Questions on Commercial Real Estate Lending: A modest net fraction of domestic respondents reported that they had eased standards on construction and land development loans and loans secured by nonfarm nonresidential properties over the past three months. However, respondents indicated that standards for loans secured by multifamily residential properties were unchanged on net. For all three types of CRE loans, reports of stronger demand continued to outnumber reports of weaker demand. The survey asked respondents separately about their standards for, and demand from, large and middle market firms, which are generally defined as firms with annual sales of $50 million or more, and small firms, those with annual sales of less than $50 million. Large banks are defined as those with total domestic assets of $20 billion or more as of March 31, 2014.

Questions on Residential Real Estate Lending: A moderate net fraction of domestic banks reported having eased their standards on prime residential mortgages, on net, while most indicated that standards on nontraditional mortgages and home equity lines of credit (HELOCs) were relatively little changed. Banks reported having experienced stronger demand, on balance, for prime residential mortgages for the first time since a year ago, and for HELOCs for the first time since the October 2013 survey.

Questions on Consumer Lending: A modest net fraction of domestic respondents indicated that they were more willing to make consumer installment loans relative to three months ago. Most banks, however, reported that standards and the surveyed terms on various types of consumer loans were little changed. A few large banks reported having eased lending standards, increased credit limits, and lowered minimum required credit scores on credit card loans. Meanwhile, moderate fractions of banks reported having experienced stronger demand for each of the three types of consumer loans in the survey—credit card loans, auto loans, and other consumer loans. Only a few respondents reported that demand had weakened for any of these types of loans.

There is a huge amount of valuable data in this report which can be accessed here by those readers who wish to dig deeper.

At Steel Market Update we extract and graph the major elements in the survey. Regarding loans to businesses, the July survey indicated that demand for commercial and industrial (C&I) loans from both large firms (>$50MM revenue) and small firms (<$50MM revenue) increased. Banks kept lending standards to both large and small firms little changed with a net 10.7 percent reporting easing to large firms and 8.3 percent easing to small firms, (Figure 1 and Figure 2).

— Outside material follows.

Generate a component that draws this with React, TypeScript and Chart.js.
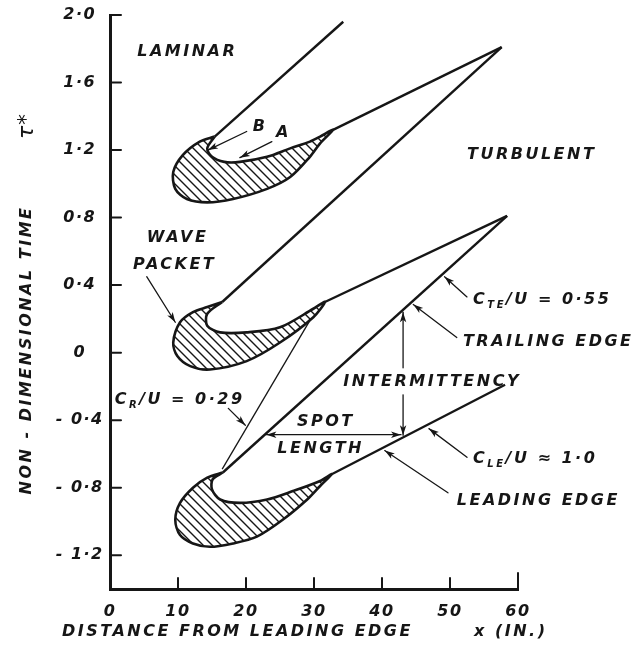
import React, { useEffect, useRef } from 'react';
import { Chart, registerables } from 'chart.js';

Chart.register(...registerables);

// ---- axes ----
const xTicks = [0, 10, 20, 30, 40, 50, 60];
const yTicks = [-1.2, -0.8, -0.4, 0, 0.4, 0.8, 1.2, 1.6, 2.0];

// ---- wave packets (hatched), x in inches, tau* ----
const topPacketX = [15.4, 13.2, 10.7, 9.3, 9.6, 11.3, 14.3, 18.1, 23.1, 26.5, 29.4, 30.9, 32.8, 30.9, 29.4, 26.5, 23.1, 19.1, 16.8, 15.0, 14.3, 15.4];
const topPacketT = [1.28, 1.25, 1.17, 1.07, 0.97, 0.91, 0.89, 0.91, 0.97, 1.04, 1.16, 1.24, 1.32, 1.28, 1.25, 1.21, 1.16, 1.13, 1.13, 1.16, 1.21, 1.28];

const midPacketX = [16.5, 14.3, 12.2, 10.3, 9.3, 9.9, 11.8, 14.7, 20.1, 25.0, 29.9, 31.6, 29.9, 25.0, 20.1, 16.2, 14.3, 14.3, 16.5];
const midPacketT = [0.30, 0.27, 0.24, 0.18, 0.06, -0.02, -0.08, -0.10, -0.05, 0.06, 0.21, 0.30, 0.26, 0.15, 0.12, 0.12, 0.16, 0.23, 0.30];

const botPacketX = [16.6, 14.3, 12.2, 10.3, 9.6, 10.3, 12.2, 14.7, 18.1, 21.6, 25.4, 29.0, 30.9, 32.6, 30.9, 26.9, 23.1, 19.1, 16.2, 15.0, 15.1, 16.6];
const botPacketT = [-0.71, -0.74, -0.80, -0.89, -0.99, -1.08, -1.13, -1.15, -1.13, -1.09, -0.99, -0.87, -0.79, -0.72, -0.76, -0.82, -0.87, -0.89, -0.87, -0.81, -0.75, -0.71];

// ---- spot edges ----
const topTrailX = [15.4, 34.3];
const topTrailT = [1.28, 1.96];
const topLeadX = [32.8, 57.6];
const topLeadT = [1.32, 1.81];
const midTrailX = [16.5, 57.6];
const midTrailT = [0.30, 1.81];
const midLeadX = [31.6, 58.4];
const midLeadT = [0.30, 0.81];
const botTrailX = [16.6, 58.4];
const botTrailT = [-0.71, 0.81];
const botLeadX = [32.6, 58.1];
const botLeadT = [-0.72, -0.19];
const crLineX = [29.9, 16.5];
const crLineT = [0.225, -0.69];

// ---- annotations (data coordinates) ----
type Part = { t: string; sub?: boolean };
const labels: { parts: Part[]; x: number; y: number }[] = [
  { parts: [{ t: 'LAMINAR' }], x: 4.0, y: 1.78 },
  { parts: [{ t: 'TURBULENT' }], x: 52.5, y: 1.17 },
  { parts: [{ t: 'WAVE' }], x: 5.4, y: 0.68 },
  { parts: [{ t: 'PACKET' }], x: 3.4, y: 0.52 },
  { parts: [{ t: 'B' }], x: 21.0, y: 1.34 },
  { parts: [{ t: 'A' }], x: 24.4, y: 1.30 },
  { parts: [{ t: 'C' }, { t: 'TE', sub: true }, { t: '/U = 0·55' }], x: 53.4, y: 0.31 },
  { parts: [{ t: 'TRAILING EDGE' }], x: 51.9, y: 0.065 },
  { parts: [{ t: 'INTERMITTENCY' }], x: 34.3, y: -0.17 },
  { parts: [{ t: 'SPOT' }], x: 27.5, y: -0.41 },
  { parts: [{ t: 'LENGTH' }], x: 24.6, y: -0.57 },
  { parts: [{ t: 'C' }, { t: 'R', sub: true }, { t: '/U = 0·29' }], x: 0.7, y: -0.28 },
  { parts: [{ t: 'C' }, { t: 'LE', sub: true }, { t: '/U ≈ 1·0' }], x: 53.4, y: -0.63 },
  { parts: [{ t: 'LEADING EDGE' }], x: 51.0, y: -0.88 },
];

const arrows: { from: [number, number]; to: [number, number]; both?: boolean }[] = [
  { from: [5.4, 0.45], to: [9.6, 0.18] },
  { from: [20.1, 1.31], to: [14.4, 1.20] },
  { from: [23.8, 1.25], to: [19.1, 1.155] },
  { from: [52.5, 0.33], to: [49.2, 0.45] },
  { from: [51.0, 0.09], to: [44.6, 0.285] },
  { from: [43.1, -0.09], to: [43.1, 0.24] },
  { from: [43.1, -0.25], to: [43.1, -0.49] },
  { from: [42.8, -0.486], to: [23.0, -0.486], both: true },
  { from: [17.4, -0.33], to: [19.9, -0.43] },
  { from: [52.5, -0.62], to: [46.9, -0.45] },
  { from: [49.7, -0.83], to: [40.4, -0.58] },
];

const INK = '#161616';
const FONT = '"DejaVu Sans", sans-serif';
const LABEL_SIZE = 16;

const pts = (xs: number[], ts: number[]) => xs.map((x, i) => ({ x, y: ts[i] }));

const fmtY = (v: number) => {
  if (v === 0) return '0';
  const s = Math.abs(v).toFixed(1).replace('.', '·');
  return v < 0 ? '- ' + s : s;
};

function drawRich(ctx: CanvasRenderingContext2D, parts: Part[], x: number, y: number, size: number) {
  let cx = x;
  for (const p of parts) {
    const fs = p.sub ? Math.round(size * 0.62) : size;
    ctx.font = `italic bold ${fs}px ${FONT}`;
    ctx.fillText(p.t, cx, y + (p.sub ? size * 0.32 : 0));
    cx += ctx.measureText(p.t).width;
  }
}

function arrowHead(ctx: CanvasRenderingContext2D, x1: number, y1: number, x2: number, y2: number) {
  const a = Math.atan2(y2 - y1, x2 - x1);
  const L = 10, W = 3.2;
  ctx.beginPath();
  ctx.moveTo(x2, y2);
  ctx.lineTo(x2 - L * Math.cos(a) + W * Math.sin(a), y2 - L * Math.sin(a) - W * Math.cos(a));
  ctx.lineTo(x2 - L * 0.75 * Math.cos(a), y2 - L * 0.75 * Math.sin(a));
  ctx.lineTo(x2 - L * Math.cos(a) - W * Math.sin(a), y2 - L * Math.sin(a) + W * Math.cos(a));
  ctx.closePath();
  ctx.fill();
}

const decor = {
  id: 'decor',
  beforeDraw(chart: any) {
    (chart.ctx as any).letterSpacing = '1.5px';
  },
  afterDraw(chart: any) {
    const ctx: CanvasRenderingContext2D = chart.ctx;
    const xs = chart.scales.x, ys = chart.scales.y;
    const area = chart.chartArea;
    const px = (v: number) => xs.getPixelForValue(v);
    const py = (v: number) => ys.getPixelForValue(v);
    ctx.save();
    ctx.strokeStyle = INK;
    ctx.fillStyle = INK;
    ctx.lineCap = 'round';
    // inward tick marks
    ctx.lineWidth = 2;
    ctx.beginPath();
    for (const v of yTicks) {
      const y = py(v);
      ctx.moveTo(area.left, y);
      ctx.lineTo(area.left + 11, y);
    }
    for (const v of xTicks) {
      if (v === 0) continue;
      const x = px(v);
      ctx.moveTo(x, area.bottom);
      ctx.lineTo(x, area.bottom - (v === 60 ? 16 : 11));
    }
    ctx.stroke();

    // arrows
    ctx.lineWidth = 1.3;
    for (const a of arrows) {
      const x1 = px(a.from[0]), y1 = py(a.from[1]);
      const x2 = px(a.to[0]), y2 = py(a.to[1]);
      ctx.beginPath();
      ctx.moveTo(x1, y1);
      ctx.lineTo(x2, y2);
      ctx.stroke();
      arrowHead(ctx, x1, y1, x2, y2);
      if (a.both) arrowHead(ctx, x2, y2, x1, y1);
    }

    // labels
    (ctx as any).letterSpacing = '2.5px';
    ctx.textBaseline = 'middle';
    ctx.textAlign = 'left';
    for (const l of labels) {
      drawRich(ctx, l.parts, px(l.x), py(l.y), LABEL_SIZE);
    }

    // axis titles
    ctx.font = `italic bold ${LABEL_SIZE}px ${FONT}`;
    ctx.fillText('DISTANCE FROM LEADING EDGE', 62, 632);
    ctx.fillText('x (IN.)', 474, 632);

    ctx.save();
    ctx.translate(27, 350);
    ctx.rotate(-Math.PI / 2);
    ctx.textAlign = 'center';
    ctx.fillText('NON - DIMENSIONAL TIME', 0, 0);
    ctx.restore();

    ctx.save();
    ctx.translate(27, 126);
    ctx.rotate(-Math.PI / 2);
    ctx.textAlign = 'center';
    (ctx as any).letterSpacing = '1px';
    ctx.font = `italic 22px ${FONT}`;
    ctx.fillText('τ*', 0, 0);
    ctx.restore();

    ctx.restore();
  },
};

export default function App() {
  const ref = useRef<HTMLCanvasElement>(null);
  useEffect(() => {
    const canvas = ref.current!;
    const ctx = canvas.getContext('2d')!;

    const pc = document.createElement('canvas');
    pc.width = 9;
    pc.height = 9;
    const p = pc.getContext('2d')!;
    p.fillStyle = '#ffffff';
    p.fillRect(0, 0, 9, 9);
    p.strokeStyle = INK;
    p.lineWidth = 1.4;
    p.beginPath();
    p.moveTo(-2, -2); p.lineTo(11, 11);
    p.moveTo(-2, 7); p.lineTo(2, 11);
    p.moveTo(7, -2); p.lineTo(11, 2);
    p.stroke();
    const hatch = ctx.createPattern(pc, 'repeat')!;

    const packet = (xs: number[], ts: number[]) => ({
      data: pts(xs, ts),
      showLine: true,
      fill: 'shape',
      backgroundColor: hatch,
      borderColor: INK,
      borderWidth: 2.6,
      pointRadius: 0,
      tension: 0.3,
    });
    const edge = (xs: number[], ts: number[], w = 2.4) => ({
      data: pts(xs, ts),
      showLine: true,
      fill: false,
      borderColor: INK,
      borderWidth: w,
      pointRadius: 0,
      tension: 0,
    });

    const tickFont = { family: FONT, style: 'italic' as const, weight: 'bold' as const, size: 16 };

    const chart = new Chart(ctx, {
      type: 'scatter',
      data: {
        datasets: [
          packet(topPacketX, topPacketT),
          packet(midPacketX, midPacketT),
          packet(botPacketX, botPacketT),
          edge(topTrailX, topTrailT),
          edge(topLeadX, topLeadT),
          edge(midTrailX, midTrailT),
          edge(midLeadX, midLeadT),
          edge(botTrailX, botTrailT),
          edge(botLeadX, botLeadT),
          edge(crLineX, crLineT, 1.3),
        ] as any,
      },
      options: {
        responsive: false,
        animation: false,
        events: [],
        layout: { padding: { top: 15, right: 119, left: 0, bottom: 0 } },
        plugins: { legend: { display: false }, tooltip: { enabled: false } },
        scales: {
          x: {
            type: 'linear',
            min: 0,
            max: 60,
            afterBuildTicks: (axis: any) => { axis.ticks = xTicks.map((value) => ({ value })); },
            afterFit: (axis: any) => { axis.height = 70; axis.paddingLeft = 0; axis.paddingRight = 0; },
            grid: { display: false, drawTicks: false },
            border: { display: true, width: 3, color: INK },
            ticks: { color: INK, font: tickFont, padding: 13, maxRotation: 0, callback: (v: any) => String(v) },
          },
          y: {
            type: 'linear',
            min: -1.4,
            max: 2.0,
            afterBuildTicks: (axis: any) => { axis.ticks = yTicks.map((value) => ({ value })); },
            afterFit: (axis: any) => { axis.width = 110; axis.paddingTop = 0; axis.paddingBottom = 0; },
            grid: { display: false, drawTicks: false },
            border: { display: true, width: 3, color: INK },
            ticks: { color: INK, font: tickFont, padding: 10, crossAlign: 'center', callback: (v: any) => fmtY(Number(v)) },
          },
        },
      } as any,
      plugins: [decor],
    });
    return () => chart.destroy();
  }, []);

  return (
    <div style={{ position: 'absolute', left: 0, top: 0, width: 637, height: 659, background: '#fff' }}>
      <canvas ref={ref} width={637} height={659} style={{ display: 'block' }} />
    </div>
  );
}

What this means, for example, is that the number of banks reporting an easing of standards to large firms was 10.7 percent higher than the proportion reporting a tightening of standards. A majority of banks are reporting a reduction in demand for construction and land development loans but the demand level is comfortably within the range that has existed since mid-2011. Lending standards eased slightly for this segment after tightening for a four quarters, (Figure 3).

The really good news in this report is that demand for prime real-estate mortgages surged from 25.8 percent of respondents reporting reduced demand in Q2 to 45.1 percent reporting increased demand in Q3. This is a dramatic turnaround and puts demand back where it was in the period mid-2012 to mid-2013. In addition banks relaxed lending standards on balance with a net 13 percent of respondents reporting easing, (Figure 4).

The implications of this report are good for steel people and support our overall analysis of the market. Banks are relaxing standards for both industrial and construction loans and, most importantly, this report signals an improvement in the housing market which will stimulate steel demand for a wide range of products.